Friday, April 18, 2008

Today's Exercise In Stealing Content

And it's a double steal! Woot! By way of Lyn Viehl's blog, Paperback Writer, I found One Sentence-True stories, told in one sentence. What is One Sentence? I'll let them tell you:

About One Sentence

One Sentence is about telling your story, briefly. Insignificant stories, everyday stories, or turning-point-in-your-life stories, boiled down to their bare essentials.

The idea was born from a blog entry several years ago that got a million (actually, only 14) responses. "Maybe this will take off more as its own site," thought I. Let's see.

So, please post your "one sentence" story in the comments. I'd also ask you to post it on their site as well, since ya'know...they deserve the hits for having the idea in the first place.

I'll begin with one of my own.

Tapping the man on the shoulder, I said, "Putting a package of doughnuts on the counter and then walking around and choosing six more items from the shelves is called shopping...not 'next in line'".

Update:
So, I followed my own instructions and dutifully went back to OneSentence to post mine. You don't have to sign up for anything...easy-peasey! However, once you post it you discover that not only are you being moderated, you get sent to a page that basically tells you your sentence will show up shortly after hell freezes over. I actually think that's kind of funny and I still encourage you to add to their backlog.

14 comments:

Eric said...

Seconds before the steam explosion roasted them both to a muddy, well-done red, Hawking asked Ned when he'd last cleaned the glass on the pressure gauge.


______________

Sure, it's not "insignificant," but rules are for wusses. Also, mine does have things "boiled down to their bare essentials," so it complies with that....

Nathan said...

And this happened to you?

Hmmm?

Eric said...

"Fuck it," Eric thought as he typed, "I don't want to write about something that really happened, I want to make some shit up," and that's exactly what he did, made something up and posted it as a one-sentence story.


___________

Happy, now?

Nathan said...

I'm happy that you gave it a shot. I'm less happy that at least one of your commas really oughta be a period...making your followup more than one sentence.
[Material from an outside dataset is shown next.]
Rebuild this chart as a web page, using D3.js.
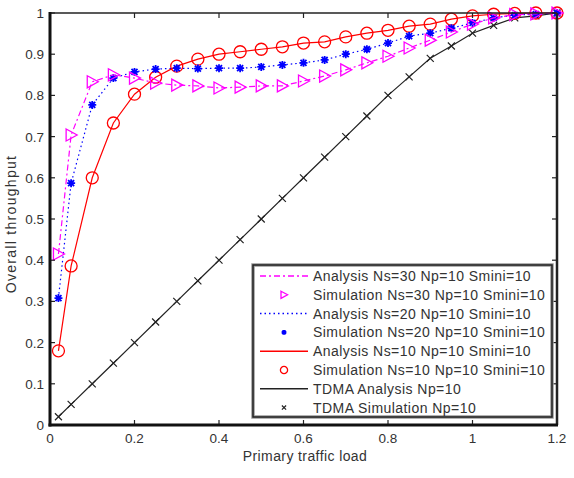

I"m a harsh taskmaster. XD

Random Michelle K said...

Actually, he could have used a semi-colon and it would then be grammatically correct.

Eric said...

Eric shook his head as he read the comments--he knew perfectly well he technically should have used a semicolon (but thanked Michelle for the support anyway), but the other readers on Nathan's blog probably didn't realize Eric had been reading a Rick Moody collection (Demonology, to be specific), and that Moody tended to have these delicious run-on sentences that Eric had decided to emulate, one story in fact being a single run-on sentence several pages long; Eric realized perhaps the joke had been lost, that many people not only didn't bother reading McSweeney's or careening through the vast length of David Foster Wallace's Infinite Jest but understandably detested such works, detecting (perhaps rightly) a degree of pretentiousness in those authors (who Eric frequently took to be playful, but Eric was often full of shit); in any event, Eric thought about responding with an even more epic run-on sentence, defying the rules of grammar and standards of readability like a high-wire artiste and maybe throw in a few links to a book he'd enjoyed and another he was in the process of enjoying, and he even thought he might put in a sort of meta-posting twist at the end of the sentence, finishing the single block of prose with a crude attempt at meta-humor, and that's when he decided not to hit the "publish" button at all, much less fill in the captcha block.

Nathan said...

OK,

Ya got me! LOL

Anonymous said...

Eric, you are the master. ::bowing::

My 15 y.o. son writes like that too - sentences that are 8-10 lines long, all commas and no periods.

Anonymous said...

She anxiously bit her nails as her husband drove his brand new car across the icy mountain pass, but finally, the phone rang.

PS - has anyone else noticed the increasing length of Blogger's captcha codes? They used to be 5-6 letters, now they're often 8 and even occasionally 9. :(

Nathan said...

Glad the phone rang Jeri.

And I've been getting strings of j's and i's and l's and stuff that looks the exact same in their slanty writing.

Anonymous said...

Justin laughed.

Random Michelle K said...

Jeri, I thought it was just me!

I just keep hitting "Publish" until I get something short and reasonable.

Anonymous said...

Thanks for the link, Nathan! I liked you're interpretation of "where's my sentence?," too. :)


... Ryan
onesentence.org

Nathan said...

YVW Ryan.

Look around and make yourself comfortable.